Power creep is a result of poor balancing, the both of them goes hand in hand. And poor balancing and power creep result in the over reliance of meta builds. Everything comes complete in a circle.
In the design process there are usually a couple of routes to increase difficulty of content. One way is to increase the amount of mechanics and AI of of the monsters, like how danmaku games Touhou does it or like Devil May Cry difficulty modes where the AI is significantly more “intelligent”.
The other way is what most MMOs do, introduce more damage and hp to signify higher difficulty. This is what ToS does, but unfortunately this method comes with a fatal flaw. As the level gets higher, the stats of the monsters will get higher and higher. Skills that don’t follow percentage values will start to fall out as non-viable as they can’t chew down the hp of the monster at a comfortable pace.

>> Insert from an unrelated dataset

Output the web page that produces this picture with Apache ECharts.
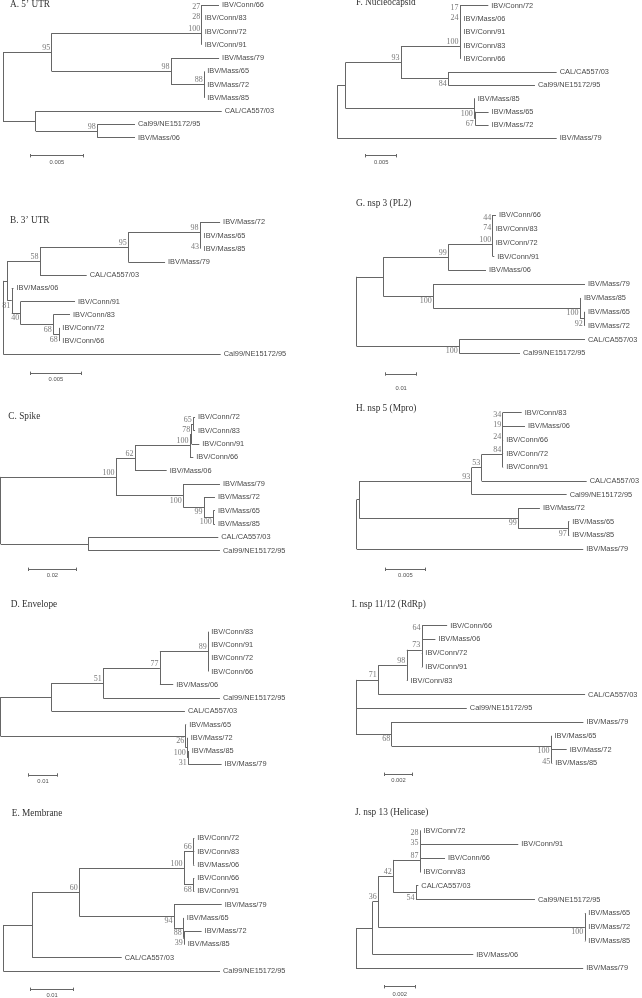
<!DOCTYPE html>
<html><head><meta charset="utf-8">
<script src="https://cdn.jsdelivr.net/npm/echarts@6/dist/echarts.min.js"></script>
<style>html,body{margin:0;padding:0;background:#fff}#c{width:642px;height:998px}</style>
</head><body><div id="c"></div>
<script>
// ---- data ----
const panelTitles = ["A. 5\u2019 UTR", "B. 3\u2019 UTR", "C. Spike", "D. Envelope", "E. Membrane",
  "F. Nucleocapsid", "G. nsp 3 (PL2)", "H. nsp 5 (Mpro)", "I. nsp 11/12 (RdRp)", "J. nsp 13 (Helicase)"];
const scaleBarValues = [0.005, 0.005, 0.02, 0.01, 0.01, 0.005, 0.01, 0.005, 0.002, 0.002];
// trees in Newick: branch lengths (substitutions/site), internal labels = bootstrap values
const treeA = "(((((IBV/Conn/66:0.00165,IBV/Conn/83:0)27:0,IBV/Conn/72:0)28:0,IBV/Conn/91:0)100:0.01434,(IBV/Mass/79:0.00459,(IBV/Mass/65:0,IBV/Mass/72:0,IBV/Mass/85:0)88:0.00316)98:0.01141)95:0.00466,(CAL/CA557/03:0.01778,(Cal99/NE15172/95:0.0036,IBV/Mass/06:0.0036)98:0.00589):0.00313);";
const treeB = "(((((IBV/Mass/72:0.00199,(IBV/Mass/65:0,IBV/Mass/85:0)43:0.00005)98:0.00713,IBV/Mass/79:0.00365)95:0.00878,CAL/CA557/03:0.00464)58:0.00325,(IBV/Mass/06:0.00017,(IBV/Conn/91:0.0054,(IBV/Conn/83:0.00166,(IBV/Conn/72:0,IBV/Conn/66:0)68:0.0006)68:0.00324)40:0.00089)81:0.00044):0.0004,Cal99/NE15172/95:0.02161);";
const treeC = "((((((IBV/Conn/72:0.0007,IBV/Conn/83:0.0007)65:0.0007,IBV/Conn/91:0.00315)78:0.0007,IBV/Conn/66:0.00137)100:0.02277,IBV/Mass/06:0.01312)62:0.00787,(IBV/Mass/79:0.01519,(IBV/Mass/72:0.00455,(IBV/Mass/65:0.0007,IBV/Mass/85:0.0007)100:0.00385)99:0.00857)100:0.02786)100:0.04774,(CAL/CA557/03:0.05382,Cal99/NE15172/95:0.05452):0.03627);";
const treeD = "(((((IBV/Conn/83:0,IBV/Conn/91:0,IBV/Conn/72:0,IBV/Conn/66:0)89:0.01642,IBV/Mass/06:0.00452)77:0.01928,Cal99/NE15172/95:0.03968)51:0.01754,CAL/CA557/03:0.04532):0.01741,(IBV/Mass/65:0.00017,(IBV/Mass/72:0.00017,(IBV/Mass/85:0.00017,IBV/Mass/79:0.01136)31:0.00034)100:0.00054)26:0.06297);";
const treeE = "(((((IBV/Conn/72:0.00023,IBV/Conn/83:0.00023,IBV/Mass/06:0.00023)66:0.00218,(IBV/Conn/66:0.00023,IBV/Conn/91:0.00023)68:0.00218)100:0.02452,(IBV/Mass/79:0.01117,(IBV/Mass/65:0.00012,(IBV/Mass/72:0.00405,IBV/Mass/85:0.00012)39:0.00023)88:0.00218)94:0.02218)60:0.01101,CAL/CA557/03:0.02094):0.00679,Cal99/NE15172/95:0.05075);";
const treeF = "(((((((IBV/Conn/72:0.00456,IBV/Mass/06:0.00008)17:0,IBV/Conn/91:0.00008)24:0,IBV/Conn/83:0.00008):0,IBV/Conn/66:0.00008)100:0.00952,(CAL/CA557/03:0.01748,Cal99/NE15172/95:0.01398)84:0.00763)93:0.00892,(IBV/Mass/85:0.00008,(IBV/Mass/65:0.00215,IBV/Mass/72:0.00215)67:0.00016)100:0.02074):0.00135,IBV/Mass/79:0.03539);";
const treeG = "((((((IBV/Conn/66:0.00106,IBV/Conn/83:0)44:0,IBV/Conn/72:0)74:0,IBV/Conn/91:0.00052)100:0.01432,IBV/Mass/06:0.01216)99:0.02097,(IBV/Mass/79:0.04894,(IBV/Mass/85:0.00032,(IBV/Mass/65:0.00023,IBV/Mass/72:0.00023)92:0.00139)100:0.04733)100:0.01613):0.00858,(CAL/CA557/03:0.04055,Cal99/NE15172/95:0.01958)100:0.0331);";
const treeH = "((((((((IBV/Conn/83:0.00242,IBV/Mass/06:0.00284)34:0,IBV/Conn/66:0.00006)19:0,IBV/Conn/72:0.00006)24:0,IBV/Conn/91:0.00006)84:0.00267,CAL/CA557/03:0.01336)53:0.00127,Cal99/NE15172/95:0.01208)93:0.0143,(IBV/Mass/72:0.00276,(IBV/Mass/65:0.00013,IBV/Mass/85:0.00013)97:0.00636)99:0.02022):0.00033,IBV/Mass/79:0.02882);";
const treeI = "(((((IBV/Conn/66:0.00177,IBV/Mass/06:0.00094)64:0.00002,IBV/Conn/72:0.00004,IBV/Conn/91:0.00004)73:0.00106,IBV/Conn/83:0.00005)98:0.00201,CAL/CA557/03:0.01461)71:0.00158,Cal99/NE15172/95:0.00783,(IBV/Mass/79:0.01355,(IBV/Mass/65:0.00004,(IBV/Mass/72:0.00106,IBV/Mass/85:0.00004)45:0.00005)100:0.01126)68:0.00252);";
const treeJ = "(((((((IBV/Conn/72:0.00003,IBV/Conn/91:0.0064)28:0,IBV/Conn/66:0.00163)35:0,IBV/Conn/83:0.00003)87:0.00174,(CAL/CA557/03:0.00015,Cal99/NE15172/95:0.00775)54:0.00148)42:0.00098,(IBV/Mass/65:0.00003,IBV/Mass/72:0.00003,IBV/Mass/85:0.00003)100:0.01346)36:0.00036,IBV/Mass/06:0.00655):0.00109,IBV/Mass/79:0.0148);";
const trees = [treeA, treeB, treeC, treeD, treeE, treeF, treeG, treeH, treeI, treeJ];

// ---- layout (pixel placement of each panel) ----
const layouts = [
  {rootX:3,     firstY:5,     gap:13.27, barPx:52.3, barX:30.7,  barY:155.7, capDy:6.8, tx:10,    ty:6,     mode:'above'},
  {rootX:3.3,   firstY:222.3, gap:13.2,  barPx:50.3, barX:30.7,  barY:373.3, capDy:6.5, tx:10,    ty:221.7, mode:'auto'},
  {rootX:0.7,   firstY:417.3, gap:13.34, barPx:48.3, barX:28.3,  barY:569.3, capDy:6,   tx:8.3,   ty:417.3, mode:'auto'},
  {rootX:0.5,   firstY:631.7, gap:13.26, barPx:29.4, barX:28.3,  barY:775,   capDy:6.7, tx:10.7,  ty:605.7, mode:'auto'},
  {rootX:3.3,   firstY:838.3, gap:13.27, barPx:42.7, barX:30.7,  barY:989.3, capDy:6.5, tx:11.7,  ty:814.3, mode:'auto'},
  {rootX:337.3, firstY:5.7,   gap:13.26, barPx:31,   barX:365.7, barY:155.7, capDy:7,   tx:356,   ty:4,     mode:'auto'},
  {rootX:356.7, firstY:215,   gap:13.83, barPx:31,   barX:385.7, barY:374,   capDy:14,  tx:356,   ty:204.5, mode:'auto'},
  {rootX:356.7, firstY:412.7, gap:13.63, barPx:39.3, barX:385.7, barY:569.3, capDy:6,   tx:356,   ty:409.3, mode:'auto'},
  {rootX:356,   firstY:625.7, gap:13.76, barPx:28.3, barX:384.3, barY:774.3, capDy:6.5, tx:351.7, ty:605.7, mode:'auto'},
  {rootX:356,   firstY:830.7, gap:13.76, barPx:30.7, barX:384.3, barY:986.7, capDy:7.5, tx:355,   ty:814,   mode:'auto'}
];

function parseNewick(str) {
  const s = str.replace(/\s+/g, '');
  let i = 0;
  function node() {
    const n = {children: [], name: '', len: 0};
    if (s[i] === '(') {
      i++;
      while (true) {
        n.children.push(node());
        if (s[i] === ',') { i++; continue; }
        if (s[i] === ')') { i++; break; }
        break;
      }
    }
    let name = '';
    while (i < s.length && !',():;'.includes(s[i])) name += s[i++];
    n.name = name;
    if (s[i] === ':') {
      i++;
      let num = '';
      while (i < s.length && !',();'.includes(s[i])) num += s[i++];
      n.len = parseFloat(num);
    }
    return n;
  }
  return node();
}

function buildTree(root, mode) {
  let leafIdx = 0;
  const segs = [], leaves = [], boots = [];
  function walk(n, x, parent) {
    n.x = x; n.parent = parent;
    if (!n.children.length) { n.y = leafIdx++; leaves.push(n); return; }
    n.children.forEach(c => walk(c, x + c.len, n));
    const first = n.children[0], last = n.children[n.children.length - 1];
    n.y = (first.y + last.y) / 2;
    segs.push([[x, first.y], [x, last.y]]);
    n.children.forEach(c => { if (c.x > x) segs.push([[x, c.y], [c.x, c.y]]); });
    if (n.name && parent) {
      const isLast = parent.children[parent.children.length - 1] === n;
      boots.push({x: n.x, y: n.y, text: n.name, below: mode === 'auto' && isLast});
    }
  }
  walk(root, 0, null);
  return {segs, leaves, boots};
}

const GW = 250;
const grids = [], xAxes = [], yAxes = [], series = [], titles = [];
trees.forEach((nw, k) => {
  const L = layouts[k], scale = scaleBarValues[k];
  const t = buildTree(parseNewick(nw), L.mode);
  const n = t.leaves.length;
  const u = scale / L.barPx; // units per pixel
  grids.push({left: L.rootX, top: L.firstY, width: GW, height: (n - 1) * L.gap});
  xAxes.push({type: 'value', gridIndex: k, min: 0, max: GW * u, show: false});
  yAxes.push({type: 'value', gridIndex: k, min: 0, max: n - 1, inverse: true, show: false});
  const bx = (L.barX - L.rootX) * u, by = (L.barY - L.firstY) / L.gap, tk = 1.7 / L.gap;
  const barSegs = [[[bx, by], [bx + scale, by]], [[bx, by - tk], [bx, by + tk]], [[bx + scale, by - tk], [bx + scale, by + tk]]];
  series.push({
    type: 'lines', coordinateSystem: 'cartesian2d', xAxisIndex: k, yAxisIndex: k,
    clip: false, silent: true, animation: false,
    lineStyle: {color: '#666', width: 1, opacity: 1, curveness: 0},
    data: t.segs.concat(barSegs).map(c => ({coords: c}))
  });
  series.push({
    type: 'scatter', xAxisIndex: k, yAxisIndex: k, clip: false, silent: true, symbolSize: 0,
    data: t.leaves.map(l => ({value: [l.x, l.y], name: l.name})),
    label: {show: true, position: 'right', distance: 3, formatter: '{b}',
      fontFamily: 'Liberation Sans', fontSize: 7.4, color: '#111'}
  });
  series.push({
    type: 'scatter', xAxisIndex: k, yAxisIndex: k, clip: false, silent: true, symbolSize: 0,
    data: t.boots.map(b => ({value: [b.x, b.y], name: b.text, label: {offset: [0, b.below ? 5 : -4.5]}})),
    label: {show: true, position: 'left', distance: 1.5, formatter: '{b}',
      fontFamily: 'Liberation Serif', fontSize: 8, color: '#555'}
  });
  series.push({
    type: 'scatter', xAxisIndex: k, yAxisIndex: k, clip: false, silent: true, symbolSize: 0,
    data: [{value: [bx + scale / 2, by], name: String(scale)}],
    label: {show: true, position: 'inside', offset: [0, L.capDy], formatter: '{b}',
      fontFamily: 'Liberation Sans', fontSize: 5.8, color: '#222'}
  });
  titles.push({text: panelTitles[k], left: L.tx, top: L.ty - 5.5, padding: 0,
    textStyle: {fontFamily: 'Liberation Serif', fontSize: 9.3, fontWeight: 'normal', color: '#333'}});
});

const chart = echarts.init(document.getElementById('c'), null, {renderer: 'canvas'});
chart.setOption({
  animation: false, backgroundColor: '#fff',
  title: titles, grid: grids, xAxis: xAxes, yAxis: yAxes, series: series
});
</script>
</body></html>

We start seeing this hasted design choice from 240 level onwards, where the “difficulty curve” starts getting higher (suddenly 90-110k hp mobs) and the R7 classes start to have a big gap in damage compared to the R6 counterparts. In R8 it becomes more evident where a level 1 rank8 skill starts to have damage equal to a full 3 circle rank4-5 class.
This is where balancing starts to crumble. The game is balanced around R8 class damage, and early classes which can’t get to that damage starts to drop off. This power difference creates a rift where only the classes which can proceed comfortably (in both damage and damage mitigation) becomes the meta.
And it spirals down to players feeling frustrated as their build becomes “outdated” due to the power creep the game introduces as “higher difficulty” content. So much as they want a reset.
So yeah, everything is connected. If IMC continues on with this power creep and new class implementation, sooner or later even high damage C7 classes like musketeer will be left in the dust too.